A Cincinnati 911 operator was suspended after mishandling an emergency call from a terrified 16-year-old high school student who was crushed to death when his minivan seat fell on him.
Kyle Plush died inside his family’s minivan in a parking lot of his private school in Madisonville, Ohio on Tuesday.
In his first 911 call, the frantic teenager told the dispatcher he was trapped inside his gold Honda Odyssey parked in the school’s parking lot.
Police drove around the parking lot but could not locate the minivan that Plush was trapped inside of.
Plush, who was being slowly crushed by the van’s third seat, cried and gasped for air. He knew he was dying as he pleaded with the dispatcher to send help.
Sources told the Cincinnati Enquirer that Plush leaned over the back of the van’s third seat, trying to reach tennis equipment with was down in the rear well.
Unable to reach the equipment, he leaned on the seat with his knee and the seat unexpectedly collapsed. The force of the downward motion sent Plush sprawling head first into the rear well and the third row seat folded backward on top of his chest, trapping him head down and his feet pointing up toward the ceiling.
In such a confined space, with the heavy seat on top of him, Plush was unable to free himself or push himself upright.
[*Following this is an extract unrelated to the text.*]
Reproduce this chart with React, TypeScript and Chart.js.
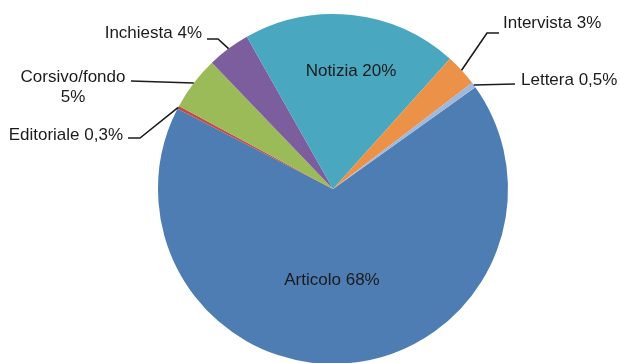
import React, { useEffect, useRef } from "react";
import { Chart, registerables } from "chart.js";

Chart.register(...registerables);

const categories = ["Articolo", "Editoriale", "Corsivo/fondo", "Inchiesta", "Notizia", "Intervista", "Lettera"];
const values = [68, 0.3, 5, 4, 20, 3, 0.5];
const valueLabels = ["68%", "0,3%", "5%", "4%", "20%", "3%", "0,5%"];
const colors = ["#4E7DB3", "#C44B47", "#9BBB59", "#7C5E9F", "#4AA7C0", "#EB9248", "#9EB8DE"];

// label layout: text anchor, alignment, optional elbow and line end near the text
type LabelLayout = {
  lines: string[];
  x: number;
  y: number;
  align: CanvasTextAlign;
  inside?: boolean;
  elbow?: [number, number];
  lineEnd?: [number, number];
};

const layout: LabelLayout[] = [
  { lines: ["Articolo 68%"], x: 332, y: 280, align: "center", inside: true },
  { lines: ["Editoriale 0,3%"], x: 123, y: 135, align: "right", elbow: [140, 138], lineEnd: [128, 138] },
  { lines: ["Corsivo/fondo", "5%"], x: 73, y: 77, align: "center", lineEnd: [131, 81] },
  { lines: ["Inchiesta 4%"], x: 202, y: 33, align: "right", elbow: [218, 39], lineEnd: [207, 39] },
  { lines: ["Notizia 20%"], x: 351, y: 71, align: "center", inside: true },
  { lines: ["Intervista 3%"], x: 503, y: 23, align: "left", elbow: [487, 33], lineEnd: [499, 33] },
  { lines: ["Lettera 0,5%"], x: 521, y: 80, align: "left", lineEnd: [515, 84] },
];

const labelPlugin = {
  id: "pieLabels",
  afterDraw(chart: any) {
    const ctx = chart.ctx as CanvasRenderingContext2D;
    const meta = chart.getDatasetMeta(0);
    ctx.save();
    ctx.font = '17px "Liberation Sans", Arial, sans-serif';
    ctx.fillStyle = "#1b1b1b";
    ctx.textBaseline = "middle";
    meta.data.forEach((arc: any, i: number) => {
      const l = layout[i];
      if (!l) return;
      if (l.lineEnd) {
        const mid = (arc.startAngle + arc.endAngle) / 2;
        const ex = arc.x + Math.cos(mid) * arc.outerRadius;
        const ey = arc.y + Math.sin(mid) * arc.outerRadius;
        ctx.beginPath();
        ctx.strokeStyle = "#1b1b1b";
        ctx.lineWidth = 1.6;
        ctx.moveTo(ex, ey);
        if (l.elbow) ctx.lineTo(l.elbow[0], l.elbow[1]);
        ctx.lineTo(l.lineEnd[0], l.lineEnd[1]);
        ctx.stroke();
      }
      ctx.textAlign = l.align;
      l.lines.forEach((t, k) => {
        ctx.fillText(t, l.x, l.y + k * 20);
      });
    });
    ctx.restore();
  },
};

export default function App() {
  const ref = useRef<HTMLCanvasElement>(null);
  useEffect(() => {
    if (!ref.current) return;
    const total = values.reduce((a, b) => a + b, 0);
    const before = values.slice(0, 4).reduce((a, b) => a + b, 0);
    const rotation = 330.5 - (before / total) * 360;
    const chart = new Chart(ref.current, {
      type: "pie",
      data: {
        labels: categories.map((c, i) => `${c} ${valueLabels[i]}`),
        datasets: [
          {
            data: values,
            backgroundColor: colors,
            borderWidth: 0,
          },
        ],
      },
      options: {
        responsive: false,
        animation: false,
        rotation,
        layout: { padding: { left: 158, right: 112, top: 14, bottom: 16 } },
        plugins: { legend: { display: false }, tooltip: { enabled: false } },
      },
      plugins: [labelPlugin],
    });
    return () => chart.destroy();
  }, []);
  return (
    <div style={{ position: "fixed", left: 0, top: 0, width: 620, height: 363, overflow: "hidden", background: "#fff" }}>
      <canvas ref={ref} width={620} height={380} style={{ display: "block" }} />
    </div>
  );
}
His iPhone was out of reach but he managed to call 911 using the Siri app on the phone. Since the phone was a distance away from him the dispatchers had a difficult time hearing him.
In the first 911 call, Plush said, “I probably don’t have much time left, so tell my mom that I love her if I die.”
In the second 911 call he cried and banged on the wall of the van, saying, “This is not a joke. I am trapped inside a gold Honda Odyssey van in the parking lot of Seven Hills. Send officers immediately. I’m almost dead.”
The police searched the parking lot a second time but did not see anyone in distress. One officer told the dispatcher he feared the call was a prank.
Amber Smith, who had complained about her job in a Facebook post on Friday, failed to give them a description of the Honda Odyssey van. She was suspended indefinitely.
In a May 2017 Facebook post, she wrote: “I’m always at work and working overtime. all it does (is) make us hate our job and hate the people that are off for months.”
Plush’s body was found later that night by his father after his mother, Jill, called police to report him missing.
“My son never came home from school,” she said in a 911 audio. “We thought he was at a tennis match. And he never came home from school.”